§ WHAT TO DO
Don't include pictures. Quote the lines below from the first through the line that contains "ln.set_dashes((5, 3))".

STORED RECORDS start

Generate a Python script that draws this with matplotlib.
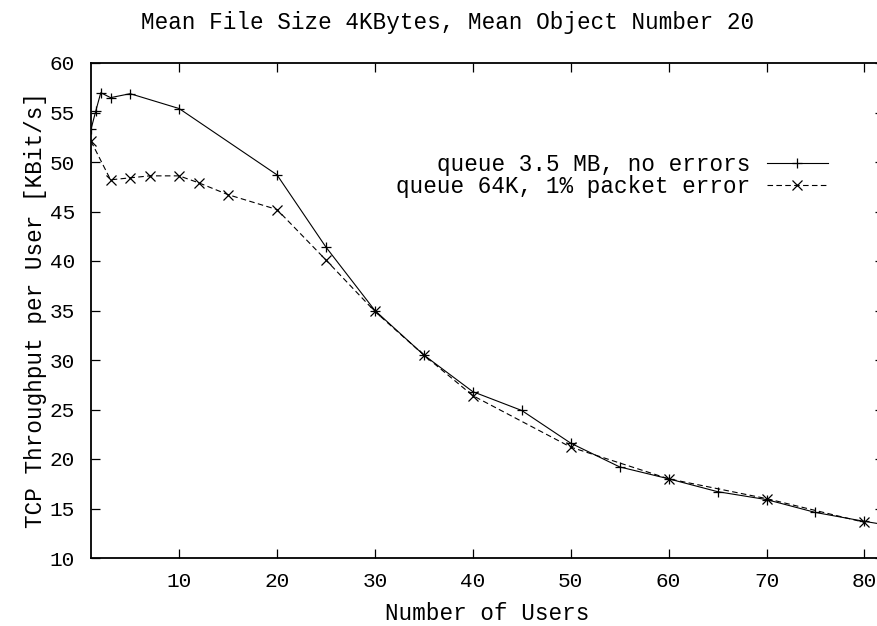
import matplotlib
matplotlib.use("Agg")
import matplotlib.pyplot as plt

# throughput per user vs number of users
users_noerr = [1, 1.5, 2, 3, 5, 10, 20, 25, 30, 35, 40, 45, 50, 55, 60, 65, 70, 75, 80, 85]
tput_noerr = [53.3, 55.2, 57.0, 56.5, 56.9, 55.4, 48.7, 41.4, 35.0, 30.5, 26.8, 24.9, 21.6,
              19.2, 18.0, 16.7, 15.9, 14.6, 13.7, 12.9]

users_err = [1, 3, 5, 7, 10, 12, 15, 20, 25, 30, 35, 40, 50, 60, 70, 80]
tput_err = [52.1, 48.2, 48.4, 48.6, 48.6, 47.9, 46.7, 45.2, 40.1, 34.9, 30.5, 26.4, 21.2,
            18.0, 16.0, 13.6]

label_noerr = "queue 3.5 MB, no errors"
label_err = "queue 64K, 1% packet error"
title = "Mean File Size 4KBytes, Mean Object Number 20"
xlabel = "Number of Users"
ylabel = "TCP Throughput per User [KBit/s]"
xticks = [10, 20, 30, 40, 50, 60, 70, 80]
yticks = [10, 15, 20, 25, 30, 35, 40, 45, 50, 55, 60]

plt.rcParams["font.family"] = ["Liberation Mono", "DejaVu Sans Mono"]
FS = 16.3
TFS = 15.2

fig = plt.figure(figsize=(8.77, 6.26), dpi=100)
ax = fig.add_axes([91 / 877, 68 / 626, 793 / 877, 495 / 626])

ax.plot(users_noerr, tput_noerr, color="black", lw=0.8, marker="+", ms=7, mew=0.9,
        label=label_noerr)
ln, = ax.plot(users_err, tput_err, color="black", lw=0.8, marker="x", ms=6.5, mew=0.9,
              label=label_err)
ln.set_dashes((5, 3))

ax.set_xlim(1, 82)
ax.set_ylim(10, 60)
ax.set_xticks(xticks)
ax.set_yticks(yticks)
ax.tick_params(axis="both", direction="in", length=6.5, width=0.9, labelsize=TFS,
               top=True, right=True)
ax.tick_params(axis="y", pad=11.5)
ax.tick_params(axis="x", pad=10)
for side in ["left", "bottom", "top"]:
    ax.spines[side].set_linewidth(1.3)
ax.spines["right"].set_visible(False)

ax.set_xlabel(xlabel, fontsize=FS, labelpad=8)
ax.set_ylabel(ylabel, fontsize=FS, labelpad=2)
fig.text(448 / 877, 1 - 23 / 626, title, fontsize=FS, ha="center", va="center")

ax.legend(loc="upper right", bbox_to_anchor=(828 / 877, 1 - 153 / 626),
          bbox_transform=fig.transFigure, frameon=False, markerfirst=False,
          fontsize=FS, handlelength=2.7, handletextpad=0.75, labelspacing=-0.05,
          borderpad=0, borderaxespad=0)

fig.savefig("out.png", dpi=100)
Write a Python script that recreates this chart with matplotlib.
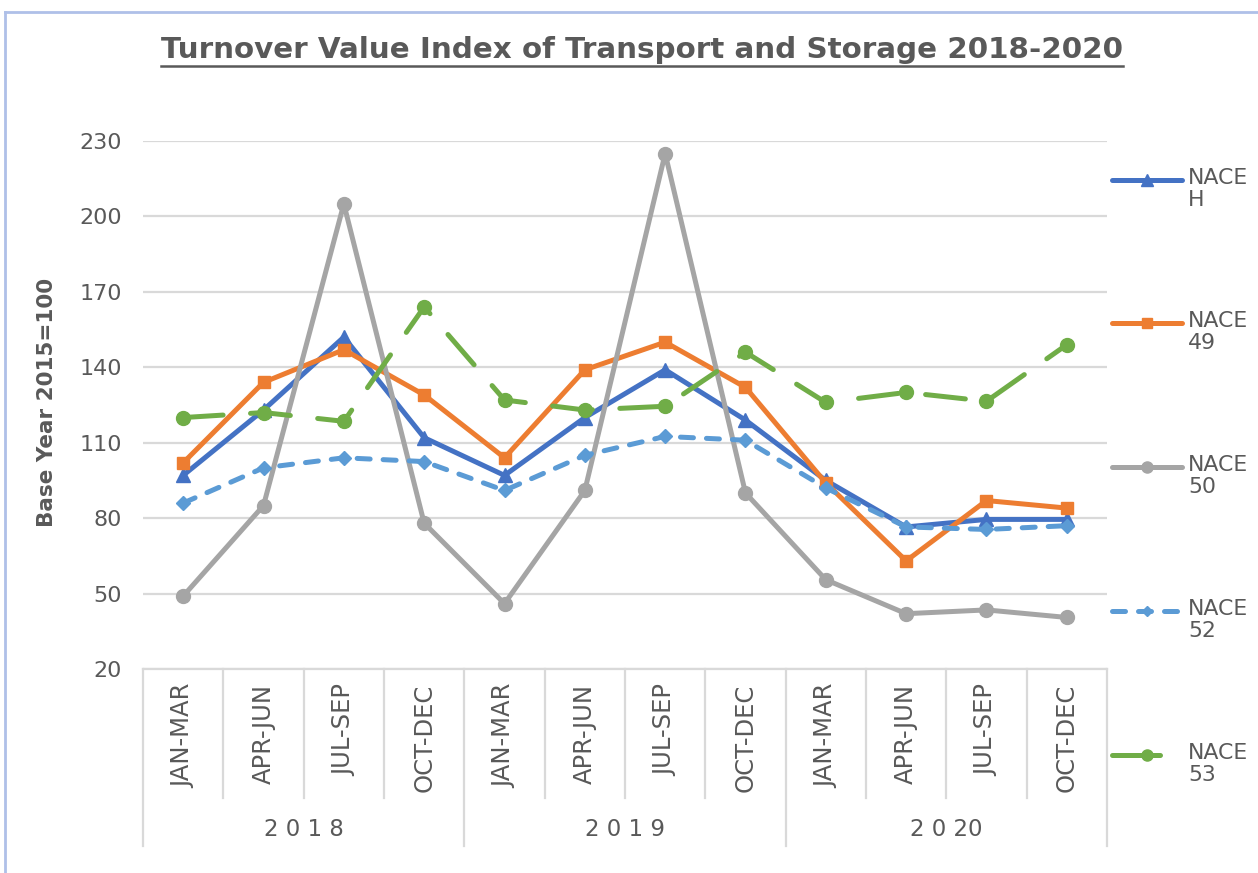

STORED RECORDS end

§ SOLUTION FOR THIS TASK
Generate a Python script that draws this with matplotlib.
import matplotlib
matplotlib.use("Agg")
import matplotlib.pyplot as plt

# throughput per user vs number of users
users_noerr = [1, 1.5, 2, 3, 5, 10, 20, 25, 30, 35, 40, 45, 50, 55, 60, 65, 70, 75, 80, 85]
tput_noerr = [53.3, 55.2, 57.0, 56.5, 56.9, 55.4, 48.7, 41.4, 35.0, 30.5, 26.8, 24.9, 21.6,
              19.2, 18.0, 16.7, 15.9, 14.6, 13.7, 12.9]

users_err = [1, 3, 5, 7, 10, 12, 15, 20, 25, 30, 35, 40, 50, 60, 70, 80]
tput_err = [52.1, 48.2, 48.4, 48.6, 48.6, 47.9, 46.7, 45.2, 40.1, 34.9, 30.5, 26.4, 21.2,
            18.0, 16.0, 13.6]

label_noerr = "queue 3.5 MB, no errors"
label_err = "queue 64K, 1% packet error"
title = "Mean File Size 4KBytes, Mean Object Number 20"
xlabel = "Number of Users"
ylabel = "TCP Throughput per User [KBit/s]"
xticks = [10, 20, 30, 40, 50, 60, 70, 80]
yticks = [10, 15, 20, 25, 30, 35, 40, 45, 50, 55, 60]

plt.rcParams["font.family"] = ["Liberation Mono", "DejaVu Sans Mono"]
FS = 16.3
TFS = 15.2

fig = plt.figure(figsize=(8.77, 6.26), dpi=100)
ax = fig.add_axes([91 / 877, 68 / 626, 793 / 877, 495 / 626])

ax.plot(users_noerr, tput_noerr, color="black", lw=0.8, marker="+", ms=7, mew=0.9,
        label=label_noerr)
ln, = ax.plot(users_err, tput_err, color="black", lw=0.8, marker="x", ms=6.5, mew=0.9,
              label=label_err)
ln.set_dashes((5, 3))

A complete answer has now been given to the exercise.